Juanita didn’t scream. Didn’t hardly seem excited. Sean’s date, the affable Barb O'Brien, seemed a bit more jazzed—not screaming, but genuinely smiling from time to time—even though, based on costuming, she was definitely odd man out. No match for Juanita, let alone her own velvet-clad date. Sean, born and raised in New

York City, played it cool about the momentous occasion unspooling beneath the blinding stadium lights. But for me the balmy August eve that began as a breathless dream promptly tumbled into panting nightmare: the high point of your life, of your entire life, rushing, flying, crashing, into the past, within minutes as fundamentally inaccessible as the Beatles in the armored car that carried them back out of Shea. Still, born in Sheboygan, Wisconsin, desperate to fit in, I tried to act like Sean—all the time sweating that my companions would hear the screaming inside (and the crying).

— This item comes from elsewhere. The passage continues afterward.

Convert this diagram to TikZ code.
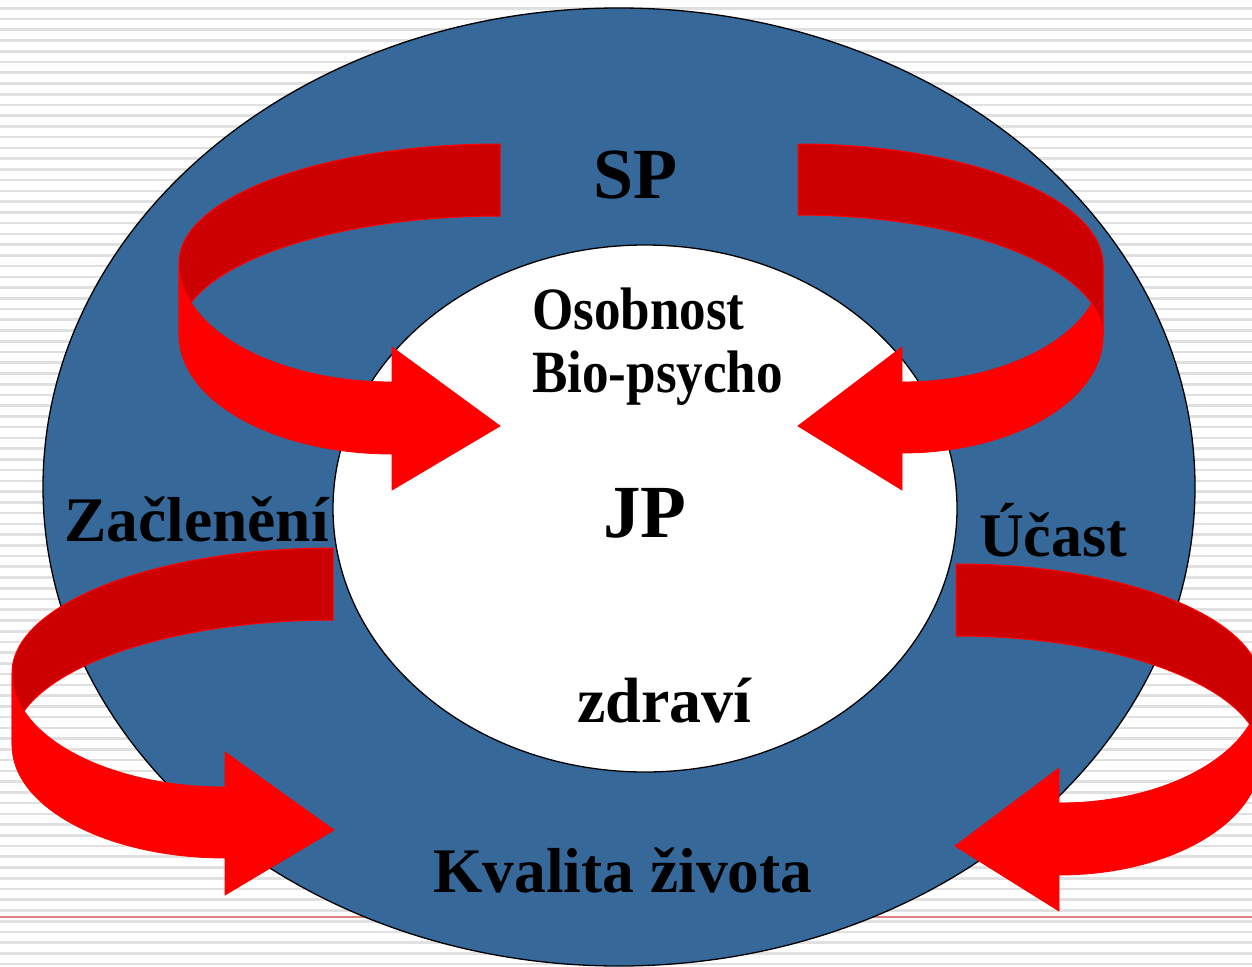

Me in gray-green tweed. Sean in purple. The Fabs in military-style suits of brownish-beige. The security guard in navy. Barb sporting six shades of bland, and Juanita absolutely graphic in—what else?—designer vinyl.

That’s how it all started for me. And, you could argue, how I ended up, eight years after the press box, caviling and clowning in the pages of America’s Only Rock ’n’ Roll Magazine. Not to mention, 50 years after that (speaking of long and winding roads), here again.